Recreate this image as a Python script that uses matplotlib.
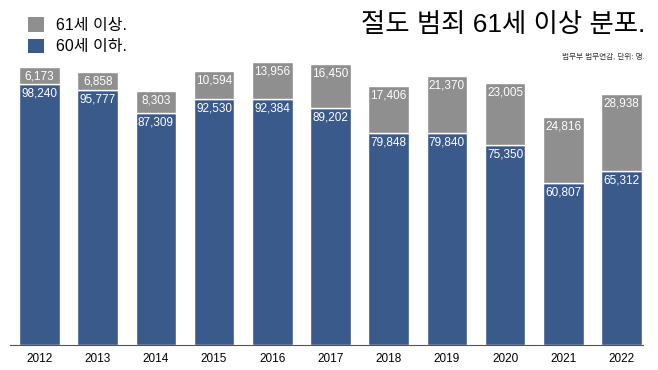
import matplotlib
matplotlib.use("Agg")
from matplotlib import pyplot as plt
from matplotlib.patches import Patch
import numpy as np

plt.rcParams['font.family'] = ['Liberation Sans', 'Noto Sans CJK KR', 'DejaVu Sans']

years = ['2012', '2013', '2014', '2015', '2016', '2017', '2018', '2019', '2020', '2021', '2022']
under60 = [98240, 95777, 87309, 92530, 92384, 89202, 79848, 79840, 75350, 60807, 65312]
over61 = [6173, 6858, 8303, 10594, 13956, 16450, 17406, 21370, 23005, 24816, 28938]

blue = '#3b5a8c'
gray = '#8f8f8f'

fig = plt.figure(figsize=(6.58, 3.70), dpi=100)
ax = fig.add_axes([10/658, 25/370, 633/658, 345/370])

x = np.arange(len(years))
b1 = ax.bar(x, under60, width=0.70, color=blue, edgecolor='white', linewidth=1)
b2 = ax.bar(x, over61, width=0.70, bottom=under60, color=gray, edgecolor='white', linewidth=1)

# value labels inside top of each segment
for i in range(len(years)):
    ax.annotate(f'{under60[i]:,}', (x[i], under60[i]), xytext=(0, -2.5), textcoords='offset points',
                ha='center', va='top', color='white', fontsize=8.5)
    ax.annotate(f'{over61[i]:,}', (x[i], under60[i] + over61[i]), xytext=(0, -2.5), textcoords='offset points',
                ha='center', va='top', color='white', fontsize=8.5)

ax.set_xlim(-0.507, 10.37)
ax.set_ylim(0, 129700)
ax.set_xticks(x)
ax.set_xticklabels(years, fontsize=8.5)
ax.tick_params(axis='x', length=0, pad=6)
ax.set_yticks([])
for s in ['top', 'right', 'left']:
    ax.spines[s].set_visible(False)
ax.spines['bottom'].set_color('#555555')
ax.spines['bottom'].set_linewidth(0.8)

fig.text(645/658, 1 - 25/370, '절도 범죄 61세 이상 분포.', ha='right', va='center', fontsize=19)
fig.text(645/658, 1 - 57/370, '법무부 법무연감, 단위: 명.', ha='right', va='center', fontsize=5.5, color='#333333')

handles = [Patch(facecolor=gray, edgecolor='none', label='61세 이상.'),
           Patch(facecolor=blue, edgecolor='none', label='60세 이하.')]
fig.legend(handles=handles, loc='upper left', bbox_to_anchor=(22/658, 1 - 11/370), frameon=False,
           fontsize=11.5, handlelength=1.0, handleheight=1.0, handletextpad=0.7, labelspacing=0.35,
           borderaxespad=0)

fig.savefig('out.png', dpi=100)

------

▸ **Written problem**
Look above for lines with the word "matplotlib" and copy them all.

▸ **Correct answer**
Recreate this image as a Python script that uses matplotlib.
import matplotlib
matplotlib.use("Agg")
from matplotlib import pyplot as plt
from matplotlib.patches import Patch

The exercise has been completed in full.